This diabetes drug may help reverse heart failure

This diabetes drug may help reverse heart failure

In a new study, researchers found that a newly developed drug for diabetes treatment may help treat and reverse the progression of heart failure.

The diabetes drug is called empagliflozin. It also can make the heart produce more energy and function more efficiently.

The research was conducted by a team from the Icahn School of Medicine at Mount Sinai.

The drug empagliflozin was approved by the U.S. FDA in 2014. It can limit renal sugar resorption and can help people with type 2 diabetes live longer.

Previous research has shown that diabetes patients often have a higher risk of heart failure and patients who take empagliflozin don’t commonly develop heart failure.

In the current study, the team wanted to know if the drug contains a mechanism linked to heart failure prevention.

The researchers tested the drug on animals with no diabetes. For two months, they treated half of the animals with empagliflozin and the other group with a placebo.

They found that at two months, all animals in the group treated with empagliflozin had improved heart function.

They showed lower levels of biomarkers of heart failure. Their left ventricles had stronger contractions, got smaller, and were less thick.

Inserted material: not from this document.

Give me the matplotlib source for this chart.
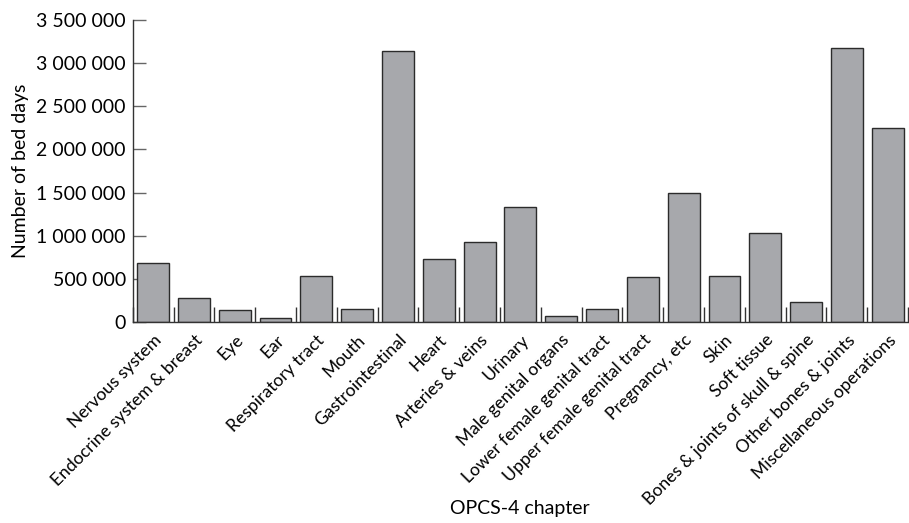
import matplotlib
matplotlib.use("Agg")

import matplotlib.pyplot as plt
import numpy as np
from matplotlib.ticker import FuncFormatter, FixedLocator

# ── Data ─────────────────────────────────────────────────────── #
chapters = [
    "Nervous system", "Endocrine system & breast", "Eye", "Ear",
    "Respiratory tract", "Mouth", "Gastrointestinal", "Heart",
    "Arteries & veins", "Urinary", "Male genital organs",
    "Lower female genital tract", "Upper female genital tract",
    "Pregnancy, etc", "Skin", "Soft tissue",
    "Bones & joints of skull & spine", "Other bones & joints",
    "Miscellaneous operations",
]
bed_days = [
    680000, 275000, 139000, 54000, 533000, 150000, 3145000, 727000,
    925000, 1330000, 66000, 154000, 518000, 1497000, 533000, 1036000,
    235000, 3172000, 2252000,
]
y_ticks = [0, 500000, 1000000, 1500000, 2000000, 2500000, 3000000, 3500000]

# ── Style ────────────────────────────────────────────────────── #
BAR_COLOR  = "#a7a8ac"
EDGE_COLOR = "#2b2b2b"
AXIS_COLOR = "#333333"
plt.rcParams["font.family"] = ["Lato", "DejaVu Sans"]

fig = plt.figure(figsize=(9.09, 5.23), dpi=100, facecolor="white")
ax = fig.add_axes([0.146, 0.384, 0.853, 0.578])

x = np.arange(len(chapters))
ax.bar(x, bed_days, width=0.78, color=BAR_COLOR, edgecolor=EDGE_COLOR,
       linewidth=1.0, zorder=2)

ax.set_xlim(-0.5, len(chapters) - 0.5)
ax.set_ylim(0, 3500000)

# y axis
ax.yaxis.set_major_locator(FixedLocator(y_ticks))
ax.yaxis.set_major_formatter(FuncFormatter(lambda v, p: f"{int(v):,}".replace(",", " ")))
ax.tick_params(axis="y", direction="in", length=9.5, width=1.0,
               color="#666666", labelsize=14, pad=5)

# x axis: labels at centres, inward ticks between bars
ax.set_xticks(x)
ax.set_xticklabels(chapters, rotation=45, ha="right", rotation_mode="anchor")
ax.tick_params(axis="x", which="major", length=0, labelsize=12.6, pad=7)
ax.set_xticks(np.arange(-0.5, len(chapters), 1), minor=True)
ax.tick_params(axis="x", which="minor", direction="in", length=10.5,
               width=1.0, color=AXIS_COLOR)

for side in ("top", "right"):
    ax.spines[side].set_visible(False)
for side in ("left", "bottom"):
    ax.spines[side].set_color(AXIS_COLOR)
    ax.spines[side].set_linewidth(1.0)

ax.set_ylabel("Number of bed days", fontsize=14, labelpad=5)
fig.text(0.572, 0.028, "OPCS-4 chapter", ha="center", va="center", fontsize=14)

fig.savefig("out.png", dpi=100, facecolor="white")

The heart had a normal shape.

In addition, these animals had less water accumulation in the lungs, which means they had less pulmonary congestion that could cause shortness of breath.

The researchers also found that the drug could treat heart failure by improving cardiac metabolism.

The hearts on the drug consumed more fatty acids and ketone bodies and less glucose. This means the hearts could produce more energy.

In heart failure patients, the hearts usually consume more glucose and almost no fatty acids and produces less energy.

The researchers believe that this boost in metabolism helped the hearts produce more energy and function more strongly and efficiently.

The team suggests this drug may be a promising treatment for heart failure in both non-diabetic and diabetic patients.

Their future work will test the drug on human patients.

The lead author of the study is Juan Badimon, MD, Professor of Cardiology.

The study is published in the Journal of American College of Cardiology.